Recognizing oxidizing agents helps you understand which components are losing or gaining electrons, which is at the heart of redox chemistry.

Oxidation State

The oxidation state, also known as oxidation number, is a theoretical tool that helps chemists keep track of electron transfer in redox reactions. It is used to describe the degree of oxidation or reduction an atom undergoes in a chemical reaction.
Oxidation states are usually represented by integers, which can be positive, negative, or zero, depending on the electron distribution around atoms in molecules.
Here's how to determine oxidation states:

• For a simple ion, the oxidation state is the same as its charge.
• Oxygen usually has an oxidation state of -2, except in peroxides where it is -1.
• Hydrogen generally has an oxidation state of +1.

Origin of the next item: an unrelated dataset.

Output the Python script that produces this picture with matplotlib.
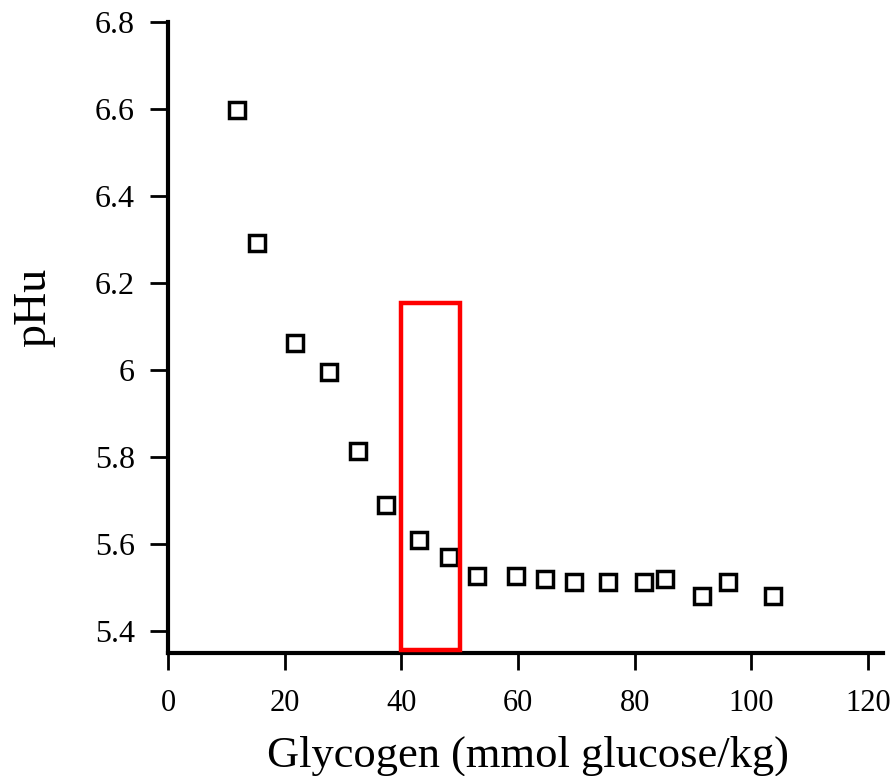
import matplotlib
matplotlib.use('Agg')
import matplotlib.pyplot as plt
from matplotlib.patches import Rectangle

# pHu vs glycogen
glycogen = [11.8, 15.2, 21.7, 27.6, 32.6, 37.3, 43.0, 48.1, 52.9, 59.7,
            64.6, 69.6, 75.5, 81.7, 85.3, 91.6, 96.0, 103.7]
phu = [6.598, 6.292, 6.062, 5.995, 5.814, 5.690, 5.609, 5.570, 5.526, 5.526,
       5.520, 5.513, 5.513, 5.513, 5.520, 5.480, 5.513, 5.480]

xticks = [0, 20, 40, 60, 80, 100, 120]
yticks = [5.4, 5.6, 5.8, 6.0, 6.2, 6.4, 6.6, 6.8]
ytick_labels = ['5.4', '5.6', '5.8', '6', '6.2', '6.4', '6.6', '6.8']

# highlighted region
box_x = (40, 50)
box_y = (5.355, 6.155)

plt.rcParams['font.family'] = ['Liberation Serif', 'DejaVu Serif']

fig = plt.figure(figsize=(8.96, 7.76), dpi=100)
ax = fig.add_axes([0.1875, 0.1585, 0.798, 0.813])

ax.plot(glycogen, phu, linestyle='none', marker='s', markersize=11,
        markerfacecolor='white', markeredgecolor='black', markeredgewidth=2.5)

ax.add_patch(Rectangle((box_x[0], box_y[0]), box_x[1] - box_x[0], box_y[1] - box_y[0],
                       fill=False, edgecolor='#ff0000', linewidth=3.2, clip_on=False,
                       zorder=5))

ax.set_xlim(0, 122.6)
ax.set_ylim(5.349, 6.8)
ax.set_xticks(xticks)
ax.set_yticks(yticks)
ax.set_yticklabels(ytick_labels)

for s in ['top', 'right']:
    ax.spines[s].set_visible(False)
for s in ['left', 'bottom']:
    ax.spines[s].set_linewidth(3)

ax.tick_params(axis='y', direction='out', length=13, width=2, pad=11, labelsize=23)
ax.tick_params(axis='x', direction='out', length=12, width=2, pad=14, labelsize=22)

ax.set_xlabel('Glycogen (mmol glucose/kg)', fontsize=32)
ax.set_ylabel('pHu', fontsize=33)
ax.xaxis.set_label_coords(0.503, -0.13)
ax.yaxis.set_label_coords(-0.158, 0.548)

fig.savefig('out.png', dpi=100)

Knowing the oxidation states allows you to identify what changes occur during a reaction, indicating which atoms are being oxidized or reduced. This is crucial for balancing chemical equations and predicting reaction products.

Hydrogen Peroxide as Oxidant

Hydrogen peroxide ( H ₂ O ₂) is a versatile oxidizing agent commonly used in various chemical processes. It has the ability to accept electrons from other substances, enabling it to act as an oxidant in redox reactions.
In its role as an oxidizing agent, hydrogen peroxide can break down easily, forming water and releasing oxygen.

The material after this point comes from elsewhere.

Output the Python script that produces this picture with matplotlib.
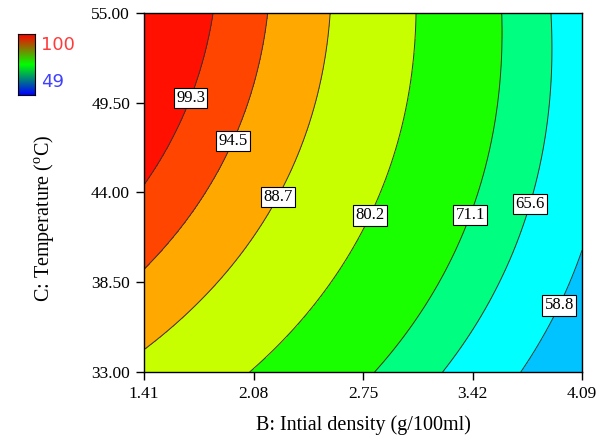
import matplotlib
matplotlib.use("Agg")
import matplotlib.pyplot as plt
import numpy as np
from matplotlib.colors import LinearSegmentedColormap

plt.rcParams['font.family'] = 'Liberation Serif'
plt.rcParams['mathtext.fontset'] = 'custom'
plt.rcParams['mathtext.rm'] = 'Liberation Serif'

# quadratic response model in coded units (B, C, BC, B^2, C^2)
coef_names = ["b0", "B", "C", "BC", "B2", "C2"]
coef_values = [81.73, -19.19, 6.76, -2.31, -2.0, -2.97]

b_ticks = [1.41, 2.08, 2.75, 3.42, 4.09]
c_ticks = [33.00, 38.50, 44.00, 49.50, 55.00]

levels = [58.8, 65.6, 71.1, 80.2, 88.7, 94.5, 99.3]
fill_colors = ['#00c3ff', '#00ffff', '#00ff80', '#1aff00', '#c8ff00',
               '#ffa800', '#ff4500', '#ff1000']
label_pos = [(3.925, 37.2), (3.735, 43.4), (3.36, 42.8), (2.75, 42.8),
             (2.20, 43.9), (1.94, 47.2), (1.67, 49.9)]

b0, b1, b2, b12, b11, b22 = coef_values
B = np.linspace(b_ticks[0], b_ticks[-1], 300)
C = np.linspace(c_ticks[0], c_ticks[-1], 300)
BB, CC = np.meshgrid(B, C)
u = (BB - 2.75) / 1.34
v = (CC - 44.0) / 11.0
Z = b0 + b1 * u + b2 * v + b12 * u * v + b11 * u ** 2 + b22 * v ** 2

fig = plt.figure(figsize=(6.03, 4.41), dpi=100)
ax = fig.add_axes([0.2388, 0.1565, 0.7264, 0.814])

bounds = [Z.min() - 1] + levels + [Z.max() + 1]
ax.contourf(BB, CC, Z, levels=bounds, colors=fill_colors)
cs = ax.contour(BB, CC, Z, levels=levels, colors='#333333', linewidths=0.7)
labels = ax.clabel(cs, fmt='%.1f', manual=label_pos, inline=False, fontsize=12, colors='black')
for t in labels:
    t.set_rotation(0)
    t.set_bbox(dict(facecolor='white', edgecolor='black', linewidth=0.8, pad=1.6))

ax.set_xlim(b_ticks[0], b_ticks[-1])
ax.set_ylim(c_ticks[0], c_ticks[-1])
ax.set_xticks(b_ticks)
ax.set_xticklabels([f"{t:.2f}" for t in b_ticks])
ax.set_yticks(c_ticks)
ax.set_yticklabels([f"{t:.2f}" for t in c_ticks])
ax.tick_params(direction='out', length=6, width=1, labelsize=12.5, pad=4)
for s in ax.spines.values():
    s.set_linewidth(1)

ax.set_xlabel("B: Intial density (g/100ml)", fontsize=14.5, labelpad=10)
ax.set_ylabel(r"C: Temperature ($^{\mathrm{o}}$C)", fontsize=14.5)
ax.yaxis.set_label_coords(-0.2, 0.429)

# colour legend at top-left
cmap = LinearSegmentedColormap.from_list("rgb", ['#0000ff', '#00ff00', '#ff0000'])
cax = fig.add_axes([0.030, 0.785, 0.028, 0.138])
cax.imshow(np.linspace(0, 1, 100).reshape(-1, 1), aspect='auto', cmap=cmap, origin='lower')
cax.set_xticks([])
cax.set_yticks([])
fig.text(0.068, 0.897, "100", color='#ff3c3c', fontsize=13, family='DejaVu Sans', va='center')
fig.text(0.068, 0.815, "49", color='#4040ff', fontsize=13, family='DejaVu Sans', va='center')

fig.savefig("out.png", dpi=100)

• It's particularly effective because it can oxidize substances in both acidic and alkaline conditions.
• It is used in disinfectants, bleaching agents, and even in environmental applications to treat contaminated water.

For example, in reactions involving potassium iodide ( KI ), hydrogen peroxide acts as an oxidant, causing iodide ions to transform into iodine molecules ( I ₂) by gaining electrons.
Recognizing when H ₂ O ₂ acts as an oxidizing agent can help in understanding its transformative effects in different chemical processes.